>>>>

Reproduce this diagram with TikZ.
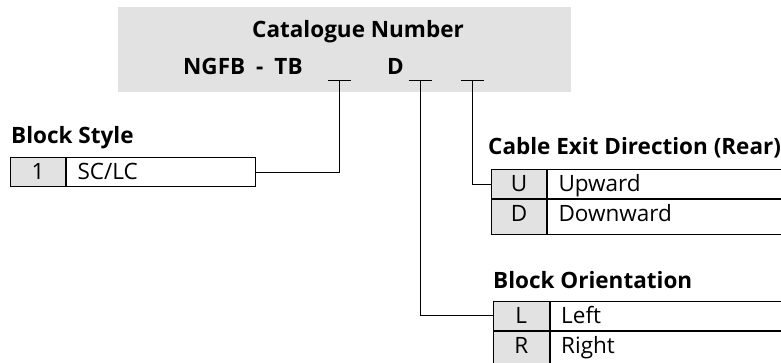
\documentclass[tikz,border=0pt]{standalone}
\usepackage{fontspec}
\setmainfont{Open Sans}

\definecolor{slotgray}{RGB}{225,226,225}
\newcommand{\rowfont}{\fontsize{22.5}{26}\selectfont}

\tikzset{
  headtext/.style={anchor=base west, inner sep=0pt, font=\rowfont\bfseries},
  keycell/.style={draw, line width=1pt, fill=slotgray, anchor=north west,
    inner xsep=0pt, inner ysep=7pt, text height=15pt, text depth=0pt,
    minimum width=55pt, font=\rowfont},
  valcell/.style={draw, line width=1pt, fill=white, anchor=north west,
    inner xsep=11pt, inner ysep=7pt, text height=15pt, text depth=0pt,
    align=left, font=\rowfont},
  conn/.style={line width=0.8pt}
}

\begin{document}
\begin{tikzpicture}[x=1pt, y=1pt, line join=miter]
\clip (0,0) rectangle (781,363);

% Catalogue number panel
\fill[slotgray] (118,270.5) rectangle (571,356);
\node[headtext] (cattitle) at (252,325) {Catalogue Number};
\node[headtext] (catcode) at (183,288) {NGFB\hspace{11pt}-\hspace{11pt}TB};
\node[headtext] (catD) at (387,288) {D};

% Blank slots of the number
\coordinate (slotA) at (339,283);
\coordinate (slotB) at (420,283);
\coordinate (slotC) at (472,283);
\foreach \s in {slotA,slotB,slotC}
  \draw[conn] ([xshift=-11.5pt]\s) -- ([xshift=11.5pt]\s);

% Block style
\node[headtext] (bstitle) at (11,219.7) {Block Style};
\node[keycell] (bskey) at (10,206) {1};
\node[valcell, text width=167pt] (bsval) at (bskey.north east) {SC/LC};

% Cable exit direction
\node[headtext] (cetitle) at (488,208) {Cable Exit Direction (Rear)};
\node[keycell] (ukey) at (491,193.7) {U};
\node[valcell, text width=212pt] (uval) at (ukey.north east) {Upward};
\node[keycell, text depth=5.4pt] (dkey) at (ukey.south west) {D};
\node[valcell, text width=212pt, text depth=5.4pt] (dval) at (dkey.north east) {Downward};

% Block orientation
\node[headtext] (botitle) at (493,74.7) {Block Orientation};
\node[keycell, minimum width=56pt] (lkey) at (492.7,62.3) {L};
\node[valcell, text width=209pt] (lval) at (lkey.north east) {Left};
\node[keycell, minimum width=56pt, text depth=5.4pt] (rkey) at (lkey.south west) {R};
\node[valcell, text width=209pt, text depth=5.4pt] (rval) at (rkey.north east) {Right};

% Connectors
\draw[conn] (slotA) |- (bsval.east);
\draw[conn] (slotC) |- (ukey.west);
\draw[conn] (slotB) |- (lkey.west);

\end{tikzpicture}
\end{document}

<<<<

PROBLEM STATEMENT
Write out the listing above again, exactly, but with no pictures in the copy.

CORRECT OUTPUT
Reproduce this diagram with TikZ.
\documentclass[tikz,border=0pt]{standalone}
\usepackage{fontspec}
\setmainfont{Open Sans}

\definecolor{slotgray}{RGB}{225,226,225}
\newcommand{\rowfont}{\fontsize{22.5}{26}\selectfont}

\tikzset{
  headtext/.style={anchor=base west, inner sep=0pt, font=\rowfont\bfseries},
  keycell/.style={draw, line width=1pt, fill=slotgray, anchor=north west,
    inner xsep=0pt, inner ysep=7pt, text height=15pt, text depth=0pt,
    minimum width=55pt, font=\rowfont},
  valcell/.style={draw, line width=1pt, fill=white, anchor=north west,
    inner xsep=11pt, inner ysep=7pt, text height=15pt, text depth=0pt,
    align=left, font=\rowfont},
  conn/.style={line width=0.8pt}
}

\begin{document}
\begin{tikzpicture}[x=1pt, y=1pt, line join=miter]
\clip (0,0) rectangle (781,363);

% Catalogue number panel
\fill[slotgray] (118,270.5) rectangle (571,356);
\node[headtext] (cattitle) at (252,325) {Catalogue Number};
\node[headtext] (catcode) at (183,288) {NGFB\hspace{11pt}-\hspace{11pt}TB};
\node[headtext] (catD) at (387,288) {D};

% Blank slots of the number
\coordinate (slotA) at (339,283);
\coordinate (slotB) at (420,283);
\coordinate (slotC) at (472,283);
\foreach \s in {slotA,slotB,slotC}
  \draw[conn] ([xshift=-11.5pt]\s) -- ([xshift=11.5pt]\s);

% Block style
\node[headtext] (bstitle) at (11,219.7) {Block Style};
\node[keycell] (bskey) at (10,206) {1};
\node[valcell, text width=167pt] (bsval) at (bskey.north east) {SC/LC};

% Cable exit direction
\node[headtext] (cetitle) at (488,208) {Cable Exit Direction (Rear)};
\node[keycell] (ukey) at (491,193.7) {U};
\node[valcell, text width=212pt] (uval) at (ukey.north east) {Upward};
\node[keycell, text depth=5.4pt] (dkey) at (ukey.south west) {D};
\node[valcell, text width=212pt, text depth=5.4pt] (dval) at (dkey.north east) {Downward};

% Block orientation
\node[headtext] (botitle) at (493,74.7) {Block Orientation};
\node[keycell, minimum width=56pt] (lkey) at (492.7,62.3) {L};
\node[valcell, text width=209pt] (lval) at (lkey.north east) {Left};
\node[keycell, minimum width=56pt, text depth=5.4pt] (rkey) at (lkey.south west) {R};
\node[valcell, text width=209pt, text depth=5.4pt] (rval) at (rkey.north east) {Right};

% Connectors
\draw[conn] (slotA) |- (bsval.east);
\draw[conn] (slotC) |- (ukey.west);
\draw[conn] (slotB) |- (lkey.west);

\end{tikzpicture}
\end{document}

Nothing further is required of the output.